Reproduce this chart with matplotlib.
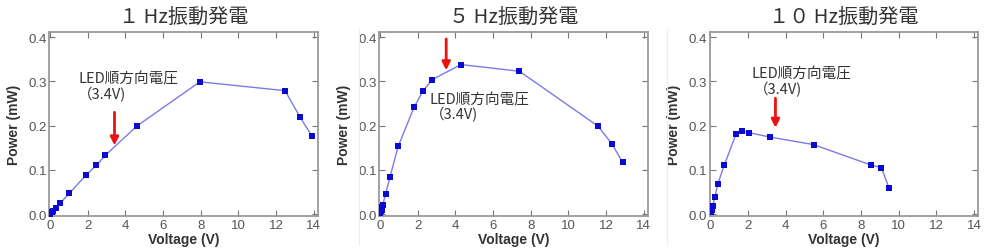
import matplotlib
matplotlib.use("Agg")
import matplotlib.pyplot as plt
from matplotlib.lines import Line2D

plt.rcParams['font.family'] = ['Noto Sans CJK JP', 'DejaVu Sans']

titles = ["１ Hz振動発電", "５ Hz振動発電", "１０ Hz振動発電"]

v_1hz = [0.0, 0.02, 0.08, 0.15, 0.3, 0.55, 1.03, 1.91, 2.45, 2.94, 4.61, 7.95, 12.47, 13.27, 13.9]
p_1hz = [0.0, 0.002, 0.004, 0.007, 0.014, 0.025, 0.047, 0.088, 0.110, 0.133, 0.199, 0.299, 0.279, 0.219, 0.176]

v_5hz = [0.02, 0.05, 0.08, 0.12, 0.14, 0.3, 0.53, 0.96, 1.81, 2.29, 2.77, 4.29, 7.39, 11.56, 12.32, 12.87]
p_5hz = [0.003, 0.006, 0.010, 0.016, 0.020, 0.046, 0.084, 0.153, 0.242, 0.279, 0.304, 0.338, 0.323, 0.199, 0.158, 0.117]

v_10hz = [0.05, 0.08, 0.1, 0.12, 0.25, 0.41, 0.74, 1.36, 1.70, 2.05, 3.18, 5.48, 8.52, 9.08, 9.49]
p_10hz = [0.004, 0.008, 0.012, 0.017, 0.039, 0.069, 0.110, 0.180, 0.187, 0.184, 0.174, 0.157, 0.111, 0.105, 0.059]

led_voltage = 3.4
label_lines = ["LED順方向電圧", "（3.4V)"]

# annotation placement per panel: arrow start/end y, text1 (x,y), text2 (x,y)
arrow_x = [3.42, 3.51, 3.46]
arrow_y0 = [0.230, 0.396, 0.262]
arrow_y1 = [0.155, 0.325, 0.195]
text1_xy = [(1.5, 0.306), (2.65, 0.260), (2.2, 0.318)]
text2_xy = [(1.5, 0.272), (2.65, 0.227), (2.3, 0.283)]

series = [(v_1hz, p_1hz), (v_5hz, p_5hz), (v_10hz, p_10hz)]

fig = plt.figure(figsize=(9.9, 2.53), dpi=100)
lefts = [49.3 / 990, 379.3 / 990, 709.5 / 990]
width = 268.5 / 990
bottom = 1 - 217 / 253
height = (217 - 33.3) / 253

frame_col = '#9a9a9a'
for i, (v, p) in enumerate(series):
    ax = fig.add_axes([lefts[i], bottom, width, height])
    ax.plot(v, p, color='#7b7be6', lw=1.0, zorder=2)
    ax.plot(v, p, linestyle='none', marker='s', ms=5, color='#0a0ad0',
            markeredgewidth=0, zorder=3)
    ax.set_xlim(-0.04, 14.21)
    ax.set_ylim(-0.0045, 0.411)
    ax.set_xticks(range(0, 15, 2))
    ax.set_yticks([0.0, 0.1, 0.2, 0.3, 0.4])
    ax.set_yticklabels(['0.0', '0.1', '0.2', '0.3', '0.4'])
    for s in ax.spines.values():
        s.set_color(frame_col)
        s.set_linewidth(1.3)
    ax.tick_params(direction='in', length=4, width=0.8, color='#777777',
                   top=True, right=True, labelsize=9.5, labelcolor='#555555', pad=2)
    for lab in ax.get_xticklabels() + ax.get_yticklabels():
        lab.set_family(['Liberation Sans'])
    ax.set_xlabel('Voltage (V)', fontsize=10, fontweight='bold', color='#333333',
                  family=['Liberation Sans'], labelpad=1)
    ax.set_ylabel('Power (mW)', fontsize=10, fontweight='bold', color='#333333',
                  family=['Liberation Sans'], labelpad=5)
    ax.set_title(titles[i], fontsize=14.5, color='#333333', pad=7)
    ax.annotate('', xy=(arrow_x[i], arrow_y1[i]), xytext=(arrow_x[i], arrow_y0[i]),
                arrowprops=dict(arrowstyle='-|>', color='#ee1111', lw=2,
                                mutation_scale=12, shrinkA=0, shrinkB=0), zorder=4)
    ax.text(text1_xy[i][0], text1_xy[i][1], label_lines[0], fontsize=10.5,
            color='#333333', va='center', ha='left')
    ax.text(text2_xy[i][0], text2_xy[i][1], label_lines[1], fontsize=10.5,
            color='#333333', va='center', ha='left')

# faint separators between panels
for xp in [359 / 990, 667 / 990]:
    fig.add_artist(Line2D([xp, xp], [1 - 245 / 253, 1 - 30 / 253],
                          transform=fig.transFigure, color='#ececec', lw=0.8))

fig.savefig('out.png', dpi=100, facecolor='white')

- [WORK TO BE COMPLETED] In the data above, please extract the lines from the first one through the line with "text2_xy = [(1.5, 0.272), (2.65, 0.227), (2.3, 0.283)]", exactly, and keep pictures out.

- [EXERCISE RESPONSE]
Reproduce this chart with matplotlib.
import matplotlib
matplotlib.use("Agg")
import matplotlib.pyplot as plt
from matplotlib.lines import Line2D

plt.rcParams['font.family'] = ['Noto Sans CJK JP', 'DejaVu Sans']

titles = ["１ Hz振動発電", "５ Hz振動発電", "１０ Hz振動発電"]

v_1hz = [0.0, 0.02, 0.08, 0.15, 0.3, 0.55, 1.03, 1.91, 2.45, 2.94, 4.61, 7.95, 12.47, 13.27, 13.9]
p_1hz = [0.0, 0.002, 0.004, 0.007, 0.014, 0.025, 0.047, 0.088, 0.110, 0.133, 0.199, 0.299, 0.279, 0.219, 0.176]

v_5hz = [0.02, 0.05, 0.08, 0.12, 0.14, 0.3, 0.53, 0.96, 1.81, 2.29, 2.77, 4.29, 7.39, 11.56, 12.32, 12.87]
p_5hz = [0.003, 0.006, 0.010, 0.016, 0.020, 0.046, 0.084, 0.153, 0.242, 0.279, 0.304, 0.338, 0.323, 0.199, 0.158, 0.117]

v_10hz = [0.05, 0.08, 0.1, 0.12, 0.25, 0.41, 0.74, 1.36, 1.70, 2.05, 3.18, 5.48, 8.52, 9.08, 9.49]
p_10hz = [0.004, 0.008, 0.012, 0.017, 0.039, 0.069, 0.110, 0.180, 0.187, 0.184, 0.174, 0.157, 0.111, 0.105, 0.059]

led_voltage = 3.4
label_lines = ["LED順方向電圧", "（3.4V)"]

# annotation placement per panel: arrow start/end y, text1 (x,y), text2 (x,y)
arrow_x = [3.42, 3.51, 3.46]
arrow_y0 = [0.230, 0.396, 0.262]
arrow_y1 = [0.155, 0.325, 0.195]
text1_xy = [(1.5, 0.306), (2.65, 0.260), (2.2, 0.318)]
text2_xy = [(1.5, 0.272), (2.65, 0.227), (2.3, 0.283)]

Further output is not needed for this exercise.